## START EXTRACTED ENTRIES
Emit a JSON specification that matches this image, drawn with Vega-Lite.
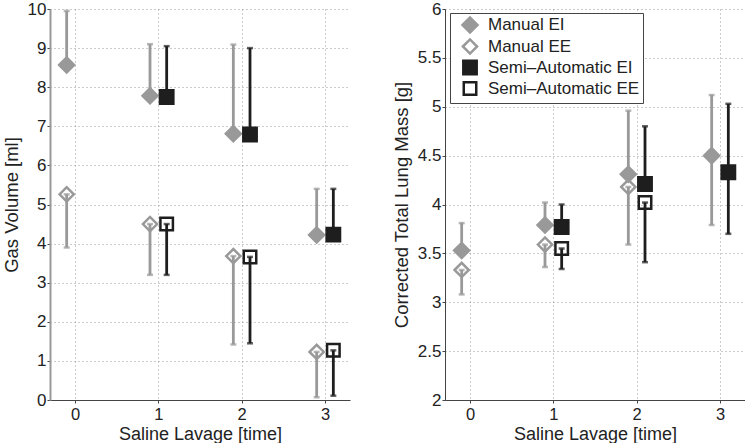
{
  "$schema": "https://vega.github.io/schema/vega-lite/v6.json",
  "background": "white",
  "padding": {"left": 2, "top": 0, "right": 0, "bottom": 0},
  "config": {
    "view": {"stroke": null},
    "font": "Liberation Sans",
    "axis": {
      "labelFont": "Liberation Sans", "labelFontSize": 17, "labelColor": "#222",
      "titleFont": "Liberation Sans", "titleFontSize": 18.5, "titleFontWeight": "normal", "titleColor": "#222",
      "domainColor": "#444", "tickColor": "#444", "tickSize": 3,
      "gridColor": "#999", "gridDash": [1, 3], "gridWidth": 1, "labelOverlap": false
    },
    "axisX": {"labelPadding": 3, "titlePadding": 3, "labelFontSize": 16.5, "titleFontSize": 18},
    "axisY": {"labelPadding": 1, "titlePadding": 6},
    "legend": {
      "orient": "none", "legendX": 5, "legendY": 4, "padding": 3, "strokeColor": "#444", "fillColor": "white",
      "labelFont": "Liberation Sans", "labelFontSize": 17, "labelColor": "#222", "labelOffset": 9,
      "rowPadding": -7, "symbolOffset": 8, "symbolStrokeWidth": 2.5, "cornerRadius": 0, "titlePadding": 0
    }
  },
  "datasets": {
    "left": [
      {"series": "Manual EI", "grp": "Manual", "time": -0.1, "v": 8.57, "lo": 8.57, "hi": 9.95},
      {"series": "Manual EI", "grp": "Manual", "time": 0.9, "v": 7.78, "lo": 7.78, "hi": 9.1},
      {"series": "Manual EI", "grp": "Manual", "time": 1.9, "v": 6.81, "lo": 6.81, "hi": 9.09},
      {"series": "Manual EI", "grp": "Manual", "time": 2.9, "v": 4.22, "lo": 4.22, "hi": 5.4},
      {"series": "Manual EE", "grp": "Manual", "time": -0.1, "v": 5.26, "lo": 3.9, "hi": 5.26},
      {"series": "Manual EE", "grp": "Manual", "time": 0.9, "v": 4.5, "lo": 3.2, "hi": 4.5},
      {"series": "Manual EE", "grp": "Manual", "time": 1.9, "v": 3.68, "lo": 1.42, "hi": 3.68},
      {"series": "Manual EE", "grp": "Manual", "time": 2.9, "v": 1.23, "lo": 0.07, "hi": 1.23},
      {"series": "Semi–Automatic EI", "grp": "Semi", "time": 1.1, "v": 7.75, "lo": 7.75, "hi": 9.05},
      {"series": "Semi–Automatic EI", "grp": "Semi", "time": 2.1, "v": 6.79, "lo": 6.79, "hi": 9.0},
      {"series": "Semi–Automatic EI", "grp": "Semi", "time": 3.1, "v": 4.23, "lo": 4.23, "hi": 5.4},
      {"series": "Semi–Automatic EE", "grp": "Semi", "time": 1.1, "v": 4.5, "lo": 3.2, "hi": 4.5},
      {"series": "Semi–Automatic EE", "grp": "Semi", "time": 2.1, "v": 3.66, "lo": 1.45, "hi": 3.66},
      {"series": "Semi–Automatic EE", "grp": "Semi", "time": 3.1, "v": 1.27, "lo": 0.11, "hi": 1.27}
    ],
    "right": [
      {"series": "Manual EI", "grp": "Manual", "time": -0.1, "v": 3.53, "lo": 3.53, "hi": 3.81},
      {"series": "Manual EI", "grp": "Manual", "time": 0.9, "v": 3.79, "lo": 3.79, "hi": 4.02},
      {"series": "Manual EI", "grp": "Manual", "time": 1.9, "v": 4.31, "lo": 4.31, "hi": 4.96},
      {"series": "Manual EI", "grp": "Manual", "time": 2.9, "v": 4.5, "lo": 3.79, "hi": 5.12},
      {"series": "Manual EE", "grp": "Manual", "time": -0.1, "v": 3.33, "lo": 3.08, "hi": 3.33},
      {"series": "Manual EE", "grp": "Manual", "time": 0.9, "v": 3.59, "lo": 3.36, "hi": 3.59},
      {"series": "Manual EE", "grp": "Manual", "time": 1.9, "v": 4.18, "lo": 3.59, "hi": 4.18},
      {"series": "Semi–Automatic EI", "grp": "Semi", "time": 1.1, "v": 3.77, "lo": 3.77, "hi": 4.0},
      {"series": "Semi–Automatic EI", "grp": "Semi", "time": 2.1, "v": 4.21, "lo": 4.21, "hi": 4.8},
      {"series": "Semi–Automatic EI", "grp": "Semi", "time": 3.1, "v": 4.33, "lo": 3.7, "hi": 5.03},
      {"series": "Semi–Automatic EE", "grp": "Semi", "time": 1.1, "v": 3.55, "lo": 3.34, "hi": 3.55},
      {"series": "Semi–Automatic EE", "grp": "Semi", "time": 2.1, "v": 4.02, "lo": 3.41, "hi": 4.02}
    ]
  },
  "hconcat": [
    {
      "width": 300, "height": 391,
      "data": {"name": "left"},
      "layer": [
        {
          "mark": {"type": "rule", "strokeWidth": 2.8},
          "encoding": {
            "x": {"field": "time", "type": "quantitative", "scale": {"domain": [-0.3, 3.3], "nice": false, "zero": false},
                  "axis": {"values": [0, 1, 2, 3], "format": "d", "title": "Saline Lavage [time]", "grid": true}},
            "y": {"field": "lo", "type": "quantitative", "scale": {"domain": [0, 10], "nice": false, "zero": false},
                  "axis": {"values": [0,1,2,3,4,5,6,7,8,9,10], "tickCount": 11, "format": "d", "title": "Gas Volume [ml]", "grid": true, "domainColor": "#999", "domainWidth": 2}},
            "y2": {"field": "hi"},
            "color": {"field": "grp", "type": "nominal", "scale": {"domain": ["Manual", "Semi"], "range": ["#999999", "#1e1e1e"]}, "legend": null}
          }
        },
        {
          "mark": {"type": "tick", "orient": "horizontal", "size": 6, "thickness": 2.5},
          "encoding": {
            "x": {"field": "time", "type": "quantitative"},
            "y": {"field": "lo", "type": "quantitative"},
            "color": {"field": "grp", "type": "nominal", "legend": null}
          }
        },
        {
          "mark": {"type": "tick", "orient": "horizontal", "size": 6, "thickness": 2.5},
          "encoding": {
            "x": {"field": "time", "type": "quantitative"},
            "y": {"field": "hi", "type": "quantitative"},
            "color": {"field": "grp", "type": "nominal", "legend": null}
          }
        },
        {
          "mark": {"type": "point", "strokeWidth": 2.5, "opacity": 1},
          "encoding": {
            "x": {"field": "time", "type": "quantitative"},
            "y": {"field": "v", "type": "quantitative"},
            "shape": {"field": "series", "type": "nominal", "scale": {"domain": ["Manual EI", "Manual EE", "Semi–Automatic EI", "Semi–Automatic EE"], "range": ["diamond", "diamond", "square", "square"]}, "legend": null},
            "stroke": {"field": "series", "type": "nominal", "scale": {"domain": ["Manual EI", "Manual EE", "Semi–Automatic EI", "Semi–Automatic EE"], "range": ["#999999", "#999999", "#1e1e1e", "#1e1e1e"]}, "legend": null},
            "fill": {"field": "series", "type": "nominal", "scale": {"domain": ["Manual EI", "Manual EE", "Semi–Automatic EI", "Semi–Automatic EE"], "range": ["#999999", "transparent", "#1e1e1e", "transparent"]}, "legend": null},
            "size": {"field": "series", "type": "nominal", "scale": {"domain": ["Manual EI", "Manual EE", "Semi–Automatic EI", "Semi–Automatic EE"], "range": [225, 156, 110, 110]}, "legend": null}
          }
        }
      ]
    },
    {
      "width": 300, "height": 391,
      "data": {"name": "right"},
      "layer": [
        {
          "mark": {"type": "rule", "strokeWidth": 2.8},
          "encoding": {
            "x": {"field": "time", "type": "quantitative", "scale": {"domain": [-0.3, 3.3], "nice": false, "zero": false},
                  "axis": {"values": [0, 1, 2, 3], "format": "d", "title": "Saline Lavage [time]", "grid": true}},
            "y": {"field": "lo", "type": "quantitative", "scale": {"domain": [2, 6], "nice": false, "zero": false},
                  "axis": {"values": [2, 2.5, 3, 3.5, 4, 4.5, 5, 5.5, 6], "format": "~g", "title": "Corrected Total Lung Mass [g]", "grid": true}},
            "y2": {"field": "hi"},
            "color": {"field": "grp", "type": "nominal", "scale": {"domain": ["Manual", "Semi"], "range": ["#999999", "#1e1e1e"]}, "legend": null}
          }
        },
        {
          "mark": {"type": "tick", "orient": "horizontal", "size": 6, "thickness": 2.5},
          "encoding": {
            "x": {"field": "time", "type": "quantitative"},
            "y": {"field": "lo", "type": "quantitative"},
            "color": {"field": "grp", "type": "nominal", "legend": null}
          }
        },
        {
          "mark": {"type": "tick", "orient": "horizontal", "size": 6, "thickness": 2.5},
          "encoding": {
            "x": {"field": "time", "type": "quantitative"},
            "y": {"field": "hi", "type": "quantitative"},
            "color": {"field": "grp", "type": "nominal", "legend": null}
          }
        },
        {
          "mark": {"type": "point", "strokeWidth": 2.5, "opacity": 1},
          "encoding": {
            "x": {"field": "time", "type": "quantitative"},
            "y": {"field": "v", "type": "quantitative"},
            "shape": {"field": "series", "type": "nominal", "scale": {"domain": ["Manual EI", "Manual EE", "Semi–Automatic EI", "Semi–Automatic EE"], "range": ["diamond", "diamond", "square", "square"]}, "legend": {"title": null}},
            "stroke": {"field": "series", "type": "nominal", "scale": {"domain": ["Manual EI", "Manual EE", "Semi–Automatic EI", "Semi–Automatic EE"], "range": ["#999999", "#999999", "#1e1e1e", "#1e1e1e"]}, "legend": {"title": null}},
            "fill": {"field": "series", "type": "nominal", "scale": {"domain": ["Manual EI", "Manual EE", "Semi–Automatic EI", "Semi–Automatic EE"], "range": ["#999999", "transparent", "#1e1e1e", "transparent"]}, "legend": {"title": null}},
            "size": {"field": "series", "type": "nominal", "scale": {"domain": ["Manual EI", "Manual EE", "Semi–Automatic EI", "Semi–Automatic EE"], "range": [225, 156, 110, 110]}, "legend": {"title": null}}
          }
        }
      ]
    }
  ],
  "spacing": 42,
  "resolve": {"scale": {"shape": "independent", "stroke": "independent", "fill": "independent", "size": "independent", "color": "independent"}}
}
## END EXTRACTED ENTRIES
## START EXTRACTED ENTRIES
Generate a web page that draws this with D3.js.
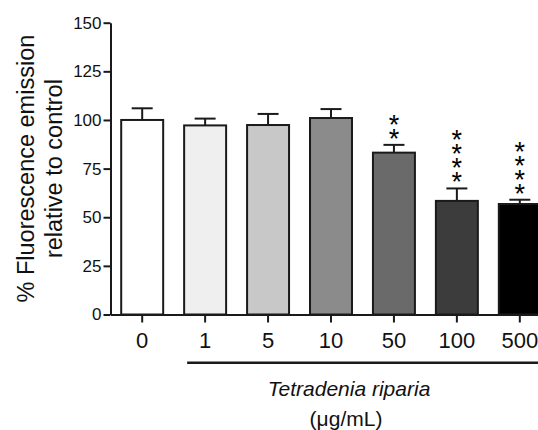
## END EXTRACTED ENTRIES
## START EXTRACTED ENTRIES
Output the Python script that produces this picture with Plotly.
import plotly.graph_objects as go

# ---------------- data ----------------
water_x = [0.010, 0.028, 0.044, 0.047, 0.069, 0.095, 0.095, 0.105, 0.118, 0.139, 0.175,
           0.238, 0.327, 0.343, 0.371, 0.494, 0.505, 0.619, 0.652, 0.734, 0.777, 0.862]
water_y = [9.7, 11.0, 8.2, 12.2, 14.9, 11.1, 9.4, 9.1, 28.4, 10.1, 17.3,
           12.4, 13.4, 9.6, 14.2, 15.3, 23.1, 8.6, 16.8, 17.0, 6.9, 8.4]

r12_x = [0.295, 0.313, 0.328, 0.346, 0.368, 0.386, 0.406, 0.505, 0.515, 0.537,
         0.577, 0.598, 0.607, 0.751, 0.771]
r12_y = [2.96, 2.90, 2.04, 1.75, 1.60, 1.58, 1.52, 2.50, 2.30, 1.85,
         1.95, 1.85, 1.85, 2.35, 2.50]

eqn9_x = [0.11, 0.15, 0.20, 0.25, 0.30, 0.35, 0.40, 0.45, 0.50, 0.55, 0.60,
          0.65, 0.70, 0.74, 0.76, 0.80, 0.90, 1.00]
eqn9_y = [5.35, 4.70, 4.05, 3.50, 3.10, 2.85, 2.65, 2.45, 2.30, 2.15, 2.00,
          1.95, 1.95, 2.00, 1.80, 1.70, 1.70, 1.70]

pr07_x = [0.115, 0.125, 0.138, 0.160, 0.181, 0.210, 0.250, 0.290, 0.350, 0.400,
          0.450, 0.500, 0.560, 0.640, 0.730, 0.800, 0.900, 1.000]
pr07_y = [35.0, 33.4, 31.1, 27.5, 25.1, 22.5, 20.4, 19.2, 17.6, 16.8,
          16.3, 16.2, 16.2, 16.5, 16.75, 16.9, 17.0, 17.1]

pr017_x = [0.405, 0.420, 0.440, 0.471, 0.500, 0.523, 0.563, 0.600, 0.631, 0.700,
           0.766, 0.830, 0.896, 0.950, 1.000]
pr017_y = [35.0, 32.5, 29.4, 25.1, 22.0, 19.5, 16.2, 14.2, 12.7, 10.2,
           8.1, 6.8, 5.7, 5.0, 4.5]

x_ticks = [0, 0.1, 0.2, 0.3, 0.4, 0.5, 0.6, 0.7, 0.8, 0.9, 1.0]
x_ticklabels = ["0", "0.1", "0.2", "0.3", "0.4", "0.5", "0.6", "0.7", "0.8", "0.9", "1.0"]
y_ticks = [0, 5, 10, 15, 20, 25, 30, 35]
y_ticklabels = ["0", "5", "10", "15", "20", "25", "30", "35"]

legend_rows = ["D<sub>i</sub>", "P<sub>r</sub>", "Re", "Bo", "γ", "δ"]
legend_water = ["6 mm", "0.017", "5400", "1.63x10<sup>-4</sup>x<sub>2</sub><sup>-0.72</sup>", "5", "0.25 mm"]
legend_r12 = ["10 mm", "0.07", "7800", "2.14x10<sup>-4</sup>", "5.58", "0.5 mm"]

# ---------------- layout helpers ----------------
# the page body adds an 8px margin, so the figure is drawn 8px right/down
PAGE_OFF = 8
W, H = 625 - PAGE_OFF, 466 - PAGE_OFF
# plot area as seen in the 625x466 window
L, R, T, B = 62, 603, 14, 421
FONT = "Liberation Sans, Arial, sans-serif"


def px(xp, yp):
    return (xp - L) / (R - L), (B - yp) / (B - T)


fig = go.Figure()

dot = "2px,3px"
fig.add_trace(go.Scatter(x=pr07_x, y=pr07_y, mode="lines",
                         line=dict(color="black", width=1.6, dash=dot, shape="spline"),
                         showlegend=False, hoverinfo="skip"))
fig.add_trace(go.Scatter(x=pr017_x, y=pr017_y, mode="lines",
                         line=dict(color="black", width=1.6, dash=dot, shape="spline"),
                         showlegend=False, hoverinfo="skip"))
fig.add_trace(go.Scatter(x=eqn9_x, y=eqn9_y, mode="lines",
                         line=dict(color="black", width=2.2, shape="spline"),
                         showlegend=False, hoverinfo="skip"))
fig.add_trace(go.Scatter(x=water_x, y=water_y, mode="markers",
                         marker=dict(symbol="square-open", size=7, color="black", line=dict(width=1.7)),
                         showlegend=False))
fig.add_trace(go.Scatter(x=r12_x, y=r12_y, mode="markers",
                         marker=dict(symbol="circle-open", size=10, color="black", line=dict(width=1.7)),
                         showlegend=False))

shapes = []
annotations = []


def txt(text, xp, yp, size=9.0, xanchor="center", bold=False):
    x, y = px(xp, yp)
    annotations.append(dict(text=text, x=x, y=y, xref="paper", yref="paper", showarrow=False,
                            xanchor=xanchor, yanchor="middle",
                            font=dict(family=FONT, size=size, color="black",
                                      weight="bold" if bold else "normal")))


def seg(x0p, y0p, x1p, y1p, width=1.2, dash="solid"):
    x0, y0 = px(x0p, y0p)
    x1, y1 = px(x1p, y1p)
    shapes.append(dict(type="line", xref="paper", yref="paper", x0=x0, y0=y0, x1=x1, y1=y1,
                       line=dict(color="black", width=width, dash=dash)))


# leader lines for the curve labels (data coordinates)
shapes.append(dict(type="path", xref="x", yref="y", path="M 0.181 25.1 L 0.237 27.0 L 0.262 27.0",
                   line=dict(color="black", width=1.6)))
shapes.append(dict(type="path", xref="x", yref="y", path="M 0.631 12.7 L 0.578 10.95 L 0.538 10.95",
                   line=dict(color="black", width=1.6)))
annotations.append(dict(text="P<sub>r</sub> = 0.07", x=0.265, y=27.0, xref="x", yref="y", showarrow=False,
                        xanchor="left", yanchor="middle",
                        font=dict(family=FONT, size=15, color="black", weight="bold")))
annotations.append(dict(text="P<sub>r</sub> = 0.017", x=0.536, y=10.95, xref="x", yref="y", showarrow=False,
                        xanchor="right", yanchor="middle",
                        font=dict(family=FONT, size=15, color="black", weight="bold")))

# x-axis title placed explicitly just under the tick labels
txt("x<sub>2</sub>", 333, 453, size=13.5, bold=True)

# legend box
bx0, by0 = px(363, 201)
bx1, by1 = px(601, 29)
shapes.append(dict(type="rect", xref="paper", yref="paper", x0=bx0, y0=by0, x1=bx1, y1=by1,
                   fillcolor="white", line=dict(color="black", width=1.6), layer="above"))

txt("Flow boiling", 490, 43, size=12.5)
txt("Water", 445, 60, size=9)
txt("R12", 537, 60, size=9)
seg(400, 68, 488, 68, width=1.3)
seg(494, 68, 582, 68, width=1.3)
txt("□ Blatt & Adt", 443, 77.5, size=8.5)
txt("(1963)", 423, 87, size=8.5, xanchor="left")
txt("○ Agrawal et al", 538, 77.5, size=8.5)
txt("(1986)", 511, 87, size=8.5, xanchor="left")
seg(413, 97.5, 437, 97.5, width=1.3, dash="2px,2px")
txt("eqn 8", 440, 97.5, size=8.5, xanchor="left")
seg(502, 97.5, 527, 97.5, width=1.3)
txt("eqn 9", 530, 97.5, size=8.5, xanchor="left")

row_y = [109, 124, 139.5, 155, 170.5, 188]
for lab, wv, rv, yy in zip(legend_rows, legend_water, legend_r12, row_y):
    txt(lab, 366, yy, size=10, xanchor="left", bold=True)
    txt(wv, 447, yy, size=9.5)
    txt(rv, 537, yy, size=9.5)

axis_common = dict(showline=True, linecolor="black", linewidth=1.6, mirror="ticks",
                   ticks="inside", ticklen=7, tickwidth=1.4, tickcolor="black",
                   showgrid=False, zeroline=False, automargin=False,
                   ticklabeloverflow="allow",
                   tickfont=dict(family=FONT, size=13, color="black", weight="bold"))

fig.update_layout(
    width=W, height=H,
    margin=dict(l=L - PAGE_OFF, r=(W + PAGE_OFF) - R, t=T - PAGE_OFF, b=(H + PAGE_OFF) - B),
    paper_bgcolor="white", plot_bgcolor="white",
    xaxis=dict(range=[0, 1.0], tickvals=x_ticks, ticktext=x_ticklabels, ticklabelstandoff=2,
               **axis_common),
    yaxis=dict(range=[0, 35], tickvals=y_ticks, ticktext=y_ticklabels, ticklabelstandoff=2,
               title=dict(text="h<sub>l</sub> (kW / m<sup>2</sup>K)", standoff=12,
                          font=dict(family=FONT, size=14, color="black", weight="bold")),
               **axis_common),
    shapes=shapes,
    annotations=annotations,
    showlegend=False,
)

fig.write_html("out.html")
## END EXTRACTED ENTRIES
### WHAT THE EXERCISE ASKS
Quote word for word the lines from the line holding "Output the Python" through the line holding "12.4, 13.4, 9.6, 14.2, 15.3, 23.1, 8.6, 16.8, 17.0, 6.9, 8.4]"; include both of those lines and add nothing.

### TASK RESPONSE
Output the Python script that produces this picture with Plotly.
import plotly.graph_objects as go

# ---------------- data ----------------
water_x = [0.010, 0.028, 0.044, 0.047, 0.069, 0.095, 0.095, 0.105, 0.118, 0.139, 0.175,
           0.238, 0.327, 0.343, 0.371, 0.494, 0.505, 0.619, 0.652, 0.734, 0.777, 0.862]
water_y = [9.7, 11.0, 8.2, 12.2, 14.9, 11.1, 9.4, 9.1, 28.4, 10.1, 17.3,
           12.4, 13.4, 9.6, 14.2, 15.3, 23.1, 8.6, 16.8, 17.0, 6.9, 8.4]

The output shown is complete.